The Death of Virgil is a novel built in four sections, each of which is figurative of one of the four movements of a quartet. Indeed, there are hints that Broch had before him the structure of a particular late quartet of Beethoven. In each “movement,” the cadence of the prose is meant to reflect a corresponding musical tempo: there is a swift “scherzo” in which plot, dialogue, and narrative move at a sharp pace; in the “andante,” Broch’s style slows down to long, sinuous phrases. The last section, which renders Virgil’s actual passage into death, is an astounding performance. It goes beyond Joyce in loosening the traditional bonds of narrative. The words literally flow in sustained polyphony. Strands of arguments interweave exactly as in a string quartet; there are fugal developments in which images are repeated at governed intervals; and, at the last, language gathers to a dim, sensuous rush as remembrance, present awareness, and prophetic intimation join in a single great chord. The entire novel, in fact, is an attempt to transcend language toward more delicate and precise conveyances of meaning. In the last sentence, the poet crosses into death, realizing that that which is wholly outside language is outside life.

Alluded to but never named by Steiner, the four movements of The Death of Virgil are entitled: “Water–The Arrival”; “Fire–The Descent”; “Earth–The Expectation”; and “Air–The Homecoming.” We’ll be talking about each of these sections in turn. (While we’ll be posting each week on just one section of the book, Herman Weigand, a long-time professor of German at Yale, has suggested reading the whole book in one sitting, a task he thought achievable in 24 hours. “When preceded by a proper regimen of training,” he observed, “it should prove no more difficult than Charles Lindbergh’s solo flight from New York to Paris.” So for you ambitious readers out there…)

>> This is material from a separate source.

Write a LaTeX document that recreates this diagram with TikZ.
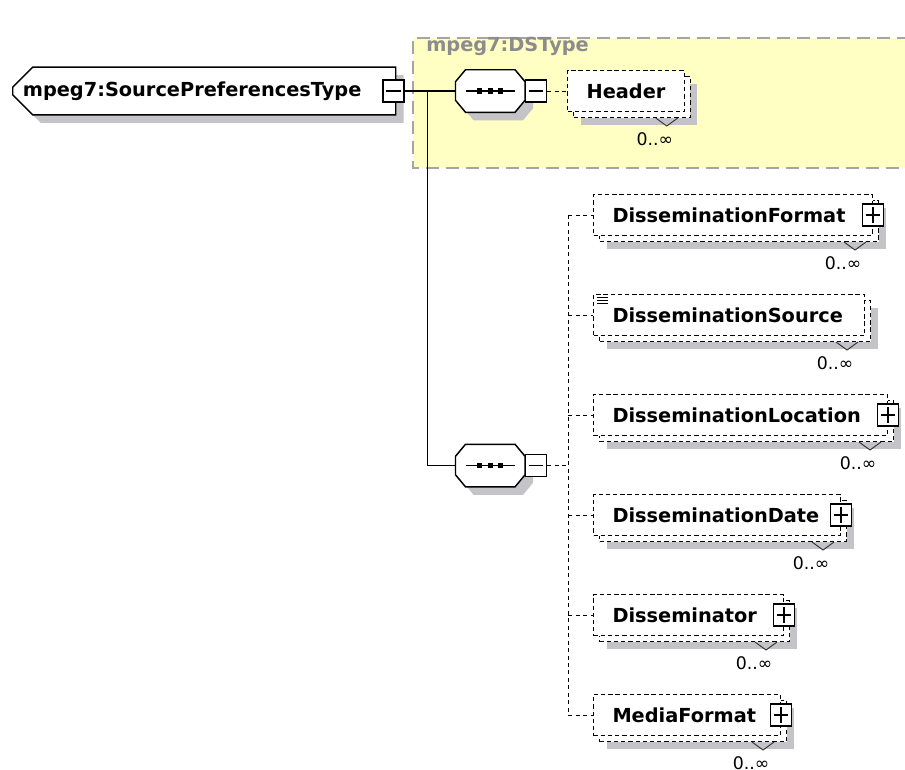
\documentclass[tikz,border=0pt]{standalone}
\usepackage{fontspec}
\setmainfont{DejaVu Sans}
\usepackage{tikz}
\usetikzlibrary{positioning, shapes.misc, shadows}

\definecolor{shadegray}{RGB}{196,196,200}
\definecolor{dsyellow}{RGB}{255,255,196}
\definecolor{dsborder}{RGB}{165,165,165}
\definecolor{dstext}{RGB}{140,140,140}

\tikzset{
  elemfont/.style={font=\bfseries\fontsize{14.5}{17}\selectfont},
  multfont/.style={font=\fontsize{13}{15}\selectfont},
  link/.style={line width=1.1pt},
  dlink/.style={line width=0.75pt, dash pattern=on 3pt off 2.6pt},
  typebox/.style={elemfont, chamfered rectangle, chamfered rectangle corners={north west, south west},
    chamfered rectangle xsep=7.5pt, chamfered rectangle ysep=7.5pt, draw, fill=white, line width=1.1pt,
    minimum width=287.25pt, minimum height=30pt, inner xsep=0pt, text width=272pt, align=left, anchor=west,
    drop shadow={shadow xshift=6pt, shadow yshift=-6pt, fill=shadegray, opacity=1}},
  seqbox/.style={minimum width=51.75pt, minimum height=31.5pt, inner sep=0pt},
  seqline/.style={draw, fill=white, line width=1.1pt, line join=miter,
    preaction={fill=shadegray, transform canvas={shift={(6pt,-6pt)}}}},
  togglebox/.style={draw, fill=white, line width=0.8pt, minimum width=15.75pt, minimum height=16.5pt, inner sep=0pt},
  minusbox/.style={togglebox, path picture={
      \draw[draw=black, line width=0.8pt] ([xshift=2.5pt]path picture bounding box.west) -- ([xshift=-2.5pt]path picture bounding box.east);}},
  plusbox/.style={togglebox, path picture={
      \draw[draw=black, line width=0.8pt] ([xshift=2.5pt]path picture bounding box.west) -- ([xshift=-2.5pt]path picture bounding box.east)
        ([yshift=-2.5pt]path picture bounding box.north) -- ([yshift=2.5pt]path picture bounding box.south);}},
  elem/.style={elemfont, draw, fill=white, line width=0.75pt, dash pattern=on 3.2pt off 2.2pt,
    anchor=west, align=left, inner xsep=14.25pt, inner ysep=0pt, minimum height=30.75pt,
    drop shadow={shadow xshift=9.75pt, shadow yshift=-9.75pt, fill=shadegray, opacity=1},
    general shadow={shadow xshift=4.5pt, shadow yshift=-4.5pt, fill=white, draw=black,
      line width=0.75pt, dash pattern=on 3.2pt off 2.2pt}},
  vmark/.style={line width=0.7pt, draw=black!80},
  mult/.style={multfont, inner sep=0pt}
}

% octagon of a sequence compositor, drawn round an empty node
\newcommand{\seqoutline}[1]{%
  \draw[seqline] ([xshift=7.5pt]#1.north west) -- ([xshift=-7.5pt]#1.north east) -- ([yshift=-9pt]#1.north east)
    -- ([yshift=9pt]#1.south east) -- ([xshift=-7.5pt]#1.south east) -- ([xshift=7.5pt]#1.south west)
    -- ([yshift=9pt]#1.south west) -- ([yshift=-9pt]#1.north west) -- cycle;
  \draw[line width=0.9pt] ([xshift=-18.4pt]#1.center) -- ([xshift=18.4pt]#1.center);
  \foreach \d in {-7.8pt,0pt,7.8pt}
    \fill ([xshift=\d]#1.center) +(-1.9pt,-1.9pt) rectangle +(1.9pt,1.9pt);
}

\begin{document}
\begin{tikzpicture}[x=0.75pt, y=-0.75pt]
  \useasboundingbox (0,0) rectangle (905,769);

  % group of mpeg7:DSType
  \fill[dsyellow] (413,38) rectangle (930,168);
  \draw[dsborder, line width=1.2pt, dash pattern=on 10pt off 5pt] (930,38) -- (413,38) -- (413,168) -- (930,168);
  \node[elemfont, text=dstext, anchor=base west, inner sep=0pt] (dslabel) at (426,51) {mpeg7:DSType};

  % root type and sequences
  \node[typebox] (root) at (12,91) {mpeg7:SourcePreferencesType};
  \node[minusbox] (rootm) at ([xshift=-2.25pt]root.east) {};
  \node[seqbox, right=38.25pt of rootm] (seq1) {};
  \node[seqbox, below=249pt of seq1] (seq2) {};
  \seqoutline{seq1}
  \seqoutline{seq2}
  \node[minusbox, right=0pt of seq1] (seq1m) {};
  \node[minusbox, right=0pt of seq2] (seq2m) {};
  \coordinate (fork) at ([xshift=17.25pt]rootm.east);
  \coordinate[right=15.75pt of seq2m] (rail);

  % elements
  \node[elem, right=15pt of seq1m, text width=59pt] (hdr) {Header};
  \node[elem, text width=180.75pt] (fmt) at (593,215) {DisseminationFormat};
  \node[elem, text width=174.75pt] (src) at (593,315) {DisseminationSource};
  \node[elem, text width=192pt] (loc) at (593,415) {DisseminationLocation};
  \node[elem, text width=156.75pt] (date) at (593,515) {DisseminationDate};
  \node[elem, text width=114pt] (dis) at (593,615) {Disseminator};
  \node[elem, text width=111.75pt] (media) at (593,715) {MediaFormat};

  \foreach \k in {2.25pt,4.8pt,7.35pt}
    \draw[line width=0.6pt] ([xshift=3pt, yshift=-\k]src.north west) -- ++(8.25pt,0pt);

  \foreach \n in {fmt,loc,date,dis,media}
    \node[plusbox] (\n-plus) at (\n.east) {};

  \foreach \n in {hdr,fmt,src,loc,date,dis,media}{
    \draw[vmark] ([xshift=-21.75pt, yshift=-4.5pt]\n.south east) -- ++(8.25pt,-6pt) -- ++(8.25pt,6pt);
    \node[mult] (\n-mult) at ([xshift=-22.5pt, yshift=-20.25pt]\n.south east) {0..∞};
  }

  % connectors
  \draw[link] (rootm.east) -- (seq1.west);
  \draw[link] (fork) |- (seq2.west);
  \draw[dlink] (seq1m.east) -- (hdr.west);
  \draw[dlink] (seq2m.east) -- (rail);
  \draw[dlink] (rail |- fmt.west) -- (rail |- media.west);
  \foreach \n in {fmt,src,loc,date,dis,media}
    \draw[dlink] (rail |- \n.west) -- (\n.west);
\end{tikzpicture}
\end{document}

Perhaps, if you have managed to track this post, you have already picked up on one of the contradictions of The Death of Virgil. It may be a masterpiece, but, if so, it is one that is self-abnegating, one that calls in a strike on its own existence. This is a point made by the very insightful (and equally forgotten) Erich Heller, one of the great scholars of German literature. In reviewing an appropriately unfinished late novel of Broch (The Spell), Heller placed Broch in the grand procession of Viennese genius, but believed The Death of Virgil “problematical, for it attempts to give literary shape to the author’s growing aversion to literature.” It is certainly true that, almost immediately upon publication of The Death of Virgil Broch called literature “the domain of vanity and mendacity.” But if The Death of Virgil is a suicide note, then Broch would want it to be one for all of us. In any event, I hope you can join us in reading this great work and see if you agree with this sobering assessment.

And with that, I’ll throw it over to the proprietor of this great site…

1 comment to An overview of The Death of Virgil

  • Further details of the Weigand training regimen would be fascinating …

    The Erich Heller interpretation is compelling, given Broch’s writing on Kafka’s disillusionment with literature. As preparation for reading this book, I must reread Davenport’s chapter on this in The Hunter Gracchus.